И тут мне пришла мысль, что, возможно, единственный способ составить запись так, чтобы толпы посторонних узрели в ней хоть какой‑то смысл — это рассказать только один случай из всего жизненного пути; один–единственный, но такой, в призме которого вспыхнут все цвета и оттенки души. Вспыхнут на миг и угаснут навеки. Живо воспринятый, а затем забытый, если подобное вообще забываемо. Отсюда я перешел к размышлениям, какое же именно из бесчисленных событий наполненной жизни я выбрал бы как открывающее самую суть во мне. Может быть, встречу с моей будущей женой на балу в Калькутте? Какой‑нибудь случай из нашего не слишком отрадного совместного пути? Может быть, ссору в Венеции или Лидо?

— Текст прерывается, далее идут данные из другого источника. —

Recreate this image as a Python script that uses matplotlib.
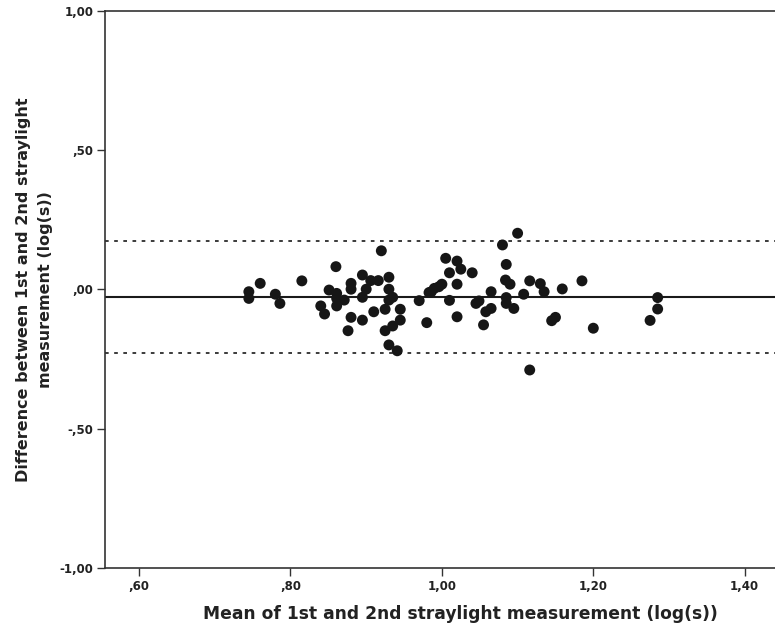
import numpy as np
import matplotlib.pyplot as plt
from matplotlib.ticker import FixedLocator, FixedFormatter

plt.rcParams['font.family'] = ['DejaVu Sans']

########### Bland-Altman data
mean_vals = [0.745, 0.745, 0.760, 0.780, 0.786, 0.815, 0.840, 0.845, 0.851, 0.860,
             0.861, 0.861, 0.861, 0.871, 0.876, 0.880, 0.880, 0.880, 0.895, 0.895,
             0.895, 0.900, 0.906, 0.910, 0.916, 0.920, 0.925, 0.925, 0.930, 0.930,
             0.930, 0.935, 0.930, 0.935, 0.941, 0.945, 0.945, 0.970, 0.980, 0.983,
             0.986, 0.990, 0.996, 1.000, 1.005, 1.010, 1.010, 1.020, 1.020, 1.020,
             1.025, 1.040, 1.045, 1.049, 1.055, 1.058, 1.065, 1.065, 1.080, 1.085,
             1.084, 1.090, 1.085, 1.085, 1.095, 1.100, 1.108, 1.116, 1.116, 1.130,
             1.135, 1.145, 1.150, 1.159, 1.185, 1.200, 1.275, 1.285, 1.285]
diff_vals = [-0.008, -0.032, 0.022, -0.017, -0.050, 0.031, -0.059, -0.088, -0.002, 0.082,
             -0.014, -0.032, -0.059, -0.038, -0.148, 0.022, 0.001, -0.100, 0.052, -0.028,
             -0.110, 0.001, 0.032, -0.080, 0.032, 0.139, -0.071, -0.148, 0.044, 0.001,
             -0.038, -0.028, -0.199, -0.131, -0.220, -0.071, -0.110, -0.040, -0.119, -0.011,
             -0.008, 0.004, 0.010, 0.019, 0.112, 0.060, -0.039, 0.102, 0.019, -0.098,
             0.073, 0.060, -0.050, -0.041, -0.127, -0.080, -0.068, -0.008, 0.160, 0.090,
             0.034, 0.019, -0.029, -0.050, -0.068, 0.202, -0.017, 0.031, -0.289, 0.021,
             -0.008, -0.112, -0.100, 0.002, 0.031, -0.139, -0.111, -0.070, -0.029]

mean_diff = -0.027
loa_upper = 0.174
loa_lower = -0.228

x_ticks = [0.6, 0.8, 1.0, 1.2, 1.4]
x_tick_labels = [',60', ',80', '1,00', '1,20', '1,40']
y_ticks = [-1.0, -0.5, 0.0, 0.5, 1.0]
y_tick_labels = ['-1,00', '-,50', ',00', ',50', '1,00']

fig = plt.figure(figsize=(7.75, 6.29), dpi=100)
ax = fig.add_axes([0.1355, 0.097, 0.8645, 0.8855])

ax.axhline(mean_diff, color='#1a1a1a', lw=1.5, zorder=1)
ax.axhline(loa_upper, color='#1a1a1a', lw=1.2, ls=(0, (2.2, 3.3)), zorder=1)
ax.axhline(loa_lower, color='#1a1a1a', lw=1.2, ls=(0, (2.2, 3.3)), zorder=1)

ax.scatter(mean_vals, diff_vals, s=62, color='#161616', edgecolors='none', zorder=3)

ax.set_xlim(0.555, 1.44)
ax.set_ylim(-1.0, 1.0)

ax.xaxis.set_major_locator(FixedLocator(x_ticks))
ax.xaxis.set_major_formatter(FixedFormatter(x_tick_labels))
ax.yaxis.set_major_locator(FixedLocator(y_ticks))
ax.yaxis.set_major_formatter(FixedFormatter(y_tick_labels))

ax.tick_params(axis='both', direction='out', length=5.5, width=1.0, color='#333333',
               labelsize=8.5, pad=3)
for lab in ax.get_xticklabels() + ax.get_yticklabels():
    lab.set_fontweight('bold')
    lab.set_color('#222222')

for side in ['left', 'bottom', 'top']:
    ax.spines[side].set_color('#333333')
    ax.spines[side].set_linewidth(1.2)
ax.spines['right'].set_visible(False)

ax.set_xlabel('Mean of 1st and 2nd straylight measurement (log(s))',
              fontsize=12.3, fontweight='bold', color='#222222')
ax.xaxis.set_label_coords(0.531, -0.066)
ax.set_ylabel('Difference between 1st and 2nd straylight\nmeasurement (log(s))',
              fontsize=11.5, fontweight='bold', color='#222222',
              linespacing=1.6)
ax.yaxis.set_label_coords(-0.078, 0.5)

fig.savefig('out.png', dpi=100)
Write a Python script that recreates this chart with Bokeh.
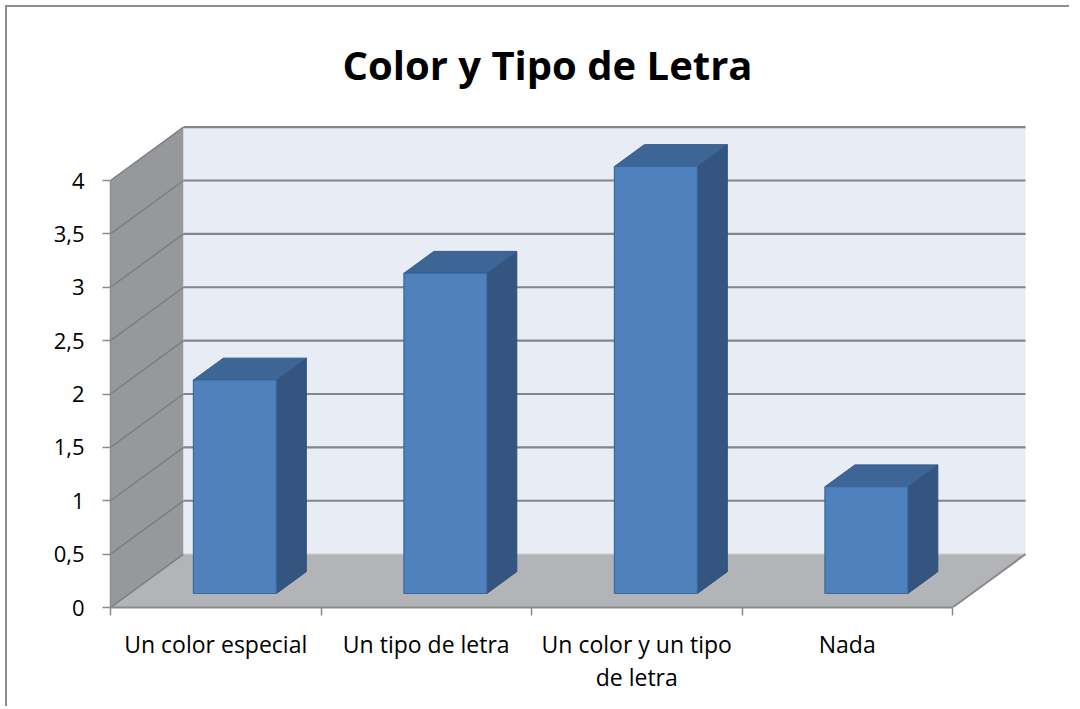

Как я пережил ее самоубийство: весть, что она утопилась в Средиземном море, застигла меня за обедом в «Клубе реформ»?..
Все три случая, коротко обдумав, я отбросил в сторону. Отбросил, может быть, потому, что они причиняли почти только боль. Не знаю, по той ли, по другой причине, но я их отбросил, и через какое‑то время обнаружил, что мысль остановилась на моем коротеньком странном романе с писательницей Райн Уилсон. Трудно сказать, почему именно на нем: в общем‑то это приключение трудно было бы назвать не только романом, но и вставной главкой. Ведь между нами действительно ничего не было, кроме простых встреч, как это мне представляется сейчас, и как представилось бы любому постороннему. Да если сравнить это, например, с длинной любовной связью, которая была у меня с миссис М., или даже с быстротечным, но бурным увлечением Хильдой К., то и вовсе говорить не о чем — одно лишь благоуханное дуновение.